Each line of the material below that holds the word "this" needs to be copied.

:: ENTRIES SUPPLIED ::
═══

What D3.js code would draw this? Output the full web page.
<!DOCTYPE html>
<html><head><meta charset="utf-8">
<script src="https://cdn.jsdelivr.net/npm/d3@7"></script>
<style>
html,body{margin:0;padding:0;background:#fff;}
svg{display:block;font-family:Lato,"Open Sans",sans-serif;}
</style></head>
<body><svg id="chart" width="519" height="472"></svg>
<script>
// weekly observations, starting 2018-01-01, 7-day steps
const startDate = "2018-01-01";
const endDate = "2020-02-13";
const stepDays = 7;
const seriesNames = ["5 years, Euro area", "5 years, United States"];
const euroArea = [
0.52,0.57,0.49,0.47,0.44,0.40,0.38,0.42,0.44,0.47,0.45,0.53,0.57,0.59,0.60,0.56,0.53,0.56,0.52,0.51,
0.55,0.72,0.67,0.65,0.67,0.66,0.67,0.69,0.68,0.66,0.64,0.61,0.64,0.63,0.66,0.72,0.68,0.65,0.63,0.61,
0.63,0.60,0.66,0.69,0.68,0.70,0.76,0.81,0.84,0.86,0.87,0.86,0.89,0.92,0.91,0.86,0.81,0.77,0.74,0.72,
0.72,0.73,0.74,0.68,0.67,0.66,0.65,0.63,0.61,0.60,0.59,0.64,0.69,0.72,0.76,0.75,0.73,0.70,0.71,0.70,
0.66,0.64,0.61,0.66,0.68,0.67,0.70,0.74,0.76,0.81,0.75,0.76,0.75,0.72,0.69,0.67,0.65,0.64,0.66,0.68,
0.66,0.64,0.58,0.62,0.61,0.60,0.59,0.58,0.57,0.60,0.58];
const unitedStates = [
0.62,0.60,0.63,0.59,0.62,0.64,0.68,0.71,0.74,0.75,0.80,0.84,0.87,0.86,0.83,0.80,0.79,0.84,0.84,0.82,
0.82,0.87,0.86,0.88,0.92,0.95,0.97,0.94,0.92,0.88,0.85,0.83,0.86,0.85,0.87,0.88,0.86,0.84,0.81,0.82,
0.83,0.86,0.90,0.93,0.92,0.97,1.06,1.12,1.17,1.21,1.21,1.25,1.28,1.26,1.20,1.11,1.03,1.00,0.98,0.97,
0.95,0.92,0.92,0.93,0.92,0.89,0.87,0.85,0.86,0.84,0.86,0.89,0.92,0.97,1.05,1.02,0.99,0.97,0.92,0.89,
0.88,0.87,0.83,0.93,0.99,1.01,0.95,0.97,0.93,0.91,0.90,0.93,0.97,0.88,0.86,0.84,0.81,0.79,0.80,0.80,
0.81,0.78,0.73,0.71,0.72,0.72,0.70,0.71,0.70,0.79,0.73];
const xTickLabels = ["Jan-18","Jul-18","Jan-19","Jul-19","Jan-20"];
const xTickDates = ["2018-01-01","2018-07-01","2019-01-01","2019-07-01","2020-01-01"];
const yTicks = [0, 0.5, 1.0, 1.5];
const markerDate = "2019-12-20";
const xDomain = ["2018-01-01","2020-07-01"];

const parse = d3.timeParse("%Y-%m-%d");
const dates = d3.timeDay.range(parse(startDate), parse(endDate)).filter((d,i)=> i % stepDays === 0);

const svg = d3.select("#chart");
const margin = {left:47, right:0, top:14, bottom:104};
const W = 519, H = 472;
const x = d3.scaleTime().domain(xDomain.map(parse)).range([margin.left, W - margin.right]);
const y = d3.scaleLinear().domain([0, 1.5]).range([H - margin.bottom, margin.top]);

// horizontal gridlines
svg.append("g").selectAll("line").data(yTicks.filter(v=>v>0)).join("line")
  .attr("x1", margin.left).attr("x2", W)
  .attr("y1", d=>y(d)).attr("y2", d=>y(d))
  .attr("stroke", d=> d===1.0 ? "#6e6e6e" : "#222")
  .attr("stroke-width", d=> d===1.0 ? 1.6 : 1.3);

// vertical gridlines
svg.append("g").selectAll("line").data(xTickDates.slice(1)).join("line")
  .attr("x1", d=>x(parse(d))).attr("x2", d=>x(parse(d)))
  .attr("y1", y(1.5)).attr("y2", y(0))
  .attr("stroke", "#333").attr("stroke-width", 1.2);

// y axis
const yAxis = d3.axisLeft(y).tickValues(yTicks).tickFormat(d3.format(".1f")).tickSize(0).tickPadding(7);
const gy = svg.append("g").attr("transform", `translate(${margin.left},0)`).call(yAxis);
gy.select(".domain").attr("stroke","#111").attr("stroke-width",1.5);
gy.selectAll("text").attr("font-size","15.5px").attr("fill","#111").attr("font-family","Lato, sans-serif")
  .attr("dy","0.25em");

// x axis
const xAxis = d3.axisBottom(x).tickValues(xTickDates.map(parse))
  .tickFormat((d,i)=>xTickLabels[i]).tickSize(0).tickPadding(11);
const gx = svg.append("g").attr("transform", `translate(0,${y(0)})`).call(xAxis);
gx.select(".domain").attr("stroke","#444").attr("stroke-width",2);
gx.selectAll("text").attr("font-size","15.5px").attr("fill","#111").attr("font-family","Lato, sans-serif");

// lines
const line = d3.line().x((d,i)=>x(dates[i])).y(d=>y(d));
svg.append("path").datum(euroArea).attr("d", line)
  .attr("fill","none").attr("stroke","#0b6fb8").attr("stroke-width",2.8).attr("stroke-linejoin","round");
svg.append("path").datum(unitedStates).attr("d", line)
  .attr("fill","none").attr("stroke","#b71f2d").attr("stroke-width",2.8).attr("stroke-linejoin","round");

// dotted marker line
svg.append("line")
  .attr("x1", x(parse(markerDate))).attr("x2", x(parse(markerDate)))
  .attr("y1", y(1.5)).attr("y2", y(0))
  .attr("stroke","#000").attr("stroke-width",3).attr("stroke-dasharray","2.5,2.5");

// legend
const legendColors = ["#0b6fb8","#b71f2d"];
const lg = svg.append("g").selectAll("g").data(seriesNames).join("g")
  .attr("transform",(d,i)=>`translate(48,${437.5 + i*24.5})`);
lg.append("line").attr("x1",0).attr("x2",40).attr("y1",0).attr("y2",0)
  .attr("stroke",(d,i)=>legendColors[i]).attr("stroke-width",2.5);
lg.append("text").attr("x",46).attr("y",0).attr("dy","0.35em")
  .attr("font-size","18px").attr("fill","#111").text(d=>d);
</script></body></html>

═══

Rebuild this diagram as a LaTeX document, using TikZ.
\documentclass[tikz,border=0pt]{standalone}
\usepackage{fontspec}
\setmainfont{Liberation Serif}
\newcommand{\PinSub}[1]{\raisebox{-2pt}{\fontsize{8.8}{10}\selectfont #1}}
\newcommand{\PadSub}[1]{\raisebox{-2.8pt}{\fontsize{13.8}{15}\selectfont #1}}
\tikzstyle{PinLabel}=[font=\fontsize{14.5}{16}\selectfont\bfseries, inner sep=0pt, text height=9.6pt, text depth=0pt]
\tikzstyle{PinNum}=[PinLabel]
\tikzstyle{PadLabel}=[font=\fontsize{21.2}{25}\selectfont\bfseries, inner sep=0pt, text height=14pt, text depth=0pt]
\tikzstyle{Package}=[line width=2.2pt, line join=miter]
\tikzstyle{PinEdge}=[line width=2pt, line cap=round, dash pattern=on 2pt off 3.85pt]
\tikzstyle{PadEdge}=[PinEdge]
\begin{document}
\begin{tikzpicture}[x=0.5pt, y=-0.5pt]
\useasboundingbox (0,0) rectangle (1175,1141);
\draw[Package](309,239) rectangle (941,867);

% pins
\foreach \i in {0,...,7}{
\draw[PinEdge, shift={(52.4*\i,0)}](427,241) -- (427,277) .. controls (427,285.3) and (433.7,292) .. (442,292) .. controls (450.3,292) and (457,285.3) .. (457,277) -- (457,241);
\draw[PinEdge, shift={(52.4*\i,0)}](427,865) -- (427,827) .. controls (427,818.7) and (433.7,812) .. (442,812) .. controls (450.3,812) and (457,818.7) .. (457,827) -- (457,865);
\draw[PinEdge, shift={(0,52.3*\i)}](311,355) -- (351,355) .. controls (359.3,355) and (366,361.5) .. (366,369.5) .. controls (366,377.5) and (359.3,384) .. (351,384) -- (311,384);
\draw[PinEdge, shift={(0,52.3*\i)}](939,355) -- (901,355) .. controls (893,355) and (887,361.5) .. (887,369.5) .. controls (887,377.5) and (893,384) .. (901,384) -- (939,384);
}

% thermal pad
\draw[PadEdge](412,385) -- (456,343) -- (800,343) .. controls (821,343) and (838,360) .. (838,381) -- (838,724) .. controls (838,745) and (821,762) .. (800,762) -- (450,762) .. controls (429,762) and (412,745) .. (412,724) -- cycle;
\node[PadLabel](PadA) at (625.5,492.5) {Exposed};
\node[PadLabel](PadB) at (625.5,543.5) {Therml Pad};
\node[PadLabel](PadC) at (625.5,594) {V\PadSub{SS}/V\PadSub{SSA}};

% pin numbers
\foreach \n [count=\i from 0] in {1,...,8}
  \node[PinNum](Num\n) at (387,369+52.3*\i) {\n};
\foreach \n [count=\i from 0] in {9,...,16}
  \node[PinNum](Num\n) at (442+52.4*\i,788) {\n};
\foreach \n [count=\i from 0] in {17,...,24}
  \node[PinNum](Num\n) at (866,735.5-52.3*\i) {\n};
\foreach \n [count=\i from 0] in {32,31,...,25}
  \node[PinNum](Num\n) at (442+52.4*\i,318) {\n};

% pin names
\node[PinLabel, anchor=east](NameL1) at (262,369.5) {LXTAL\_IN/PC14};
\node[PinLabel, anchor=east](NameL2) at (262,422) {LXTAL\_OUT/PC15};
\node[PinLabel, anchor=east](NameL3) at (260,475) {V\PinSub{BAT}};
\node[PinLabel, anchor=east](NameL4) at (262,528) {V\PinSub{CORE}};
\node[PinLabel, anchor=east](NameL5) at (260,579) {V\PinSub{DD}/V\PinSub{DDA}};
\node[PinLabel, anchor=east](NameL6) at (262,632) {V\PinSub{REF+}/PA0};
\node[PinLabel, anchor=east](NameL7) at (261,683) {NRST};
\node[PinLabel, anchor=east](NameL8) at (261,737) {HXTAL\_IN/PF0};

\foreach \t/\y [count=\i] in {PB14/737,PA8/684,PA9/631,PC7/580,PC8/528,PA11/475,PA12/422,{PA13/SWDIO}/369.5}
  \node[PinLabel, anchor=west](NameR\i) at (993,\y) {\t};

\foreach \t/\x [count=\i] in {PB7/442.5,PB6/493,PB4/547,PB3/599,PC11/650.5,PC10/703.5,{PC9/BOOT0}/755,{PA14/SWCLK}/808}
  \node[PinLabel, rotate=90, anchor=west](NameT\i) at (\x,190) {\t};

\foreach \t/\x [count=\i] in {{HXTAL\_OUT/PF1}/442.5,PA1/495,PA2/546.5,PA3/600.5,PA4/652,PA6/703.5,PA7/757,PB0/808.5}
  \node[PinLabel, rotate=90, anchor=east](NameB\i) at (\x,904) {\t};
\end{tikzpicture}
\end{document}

═══

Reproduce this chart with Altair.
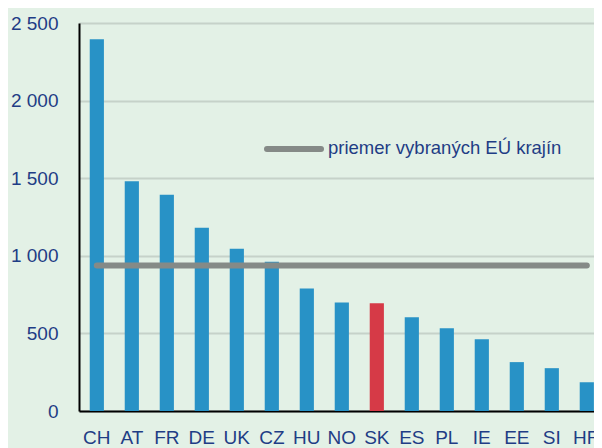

═══

:: FINISHED EXERCISE ::
What D3.js code would draw this? Output the full web page.
Rebuild this diagram as a LaTeX document, using TikZ.
Reproduce this chart with Altair.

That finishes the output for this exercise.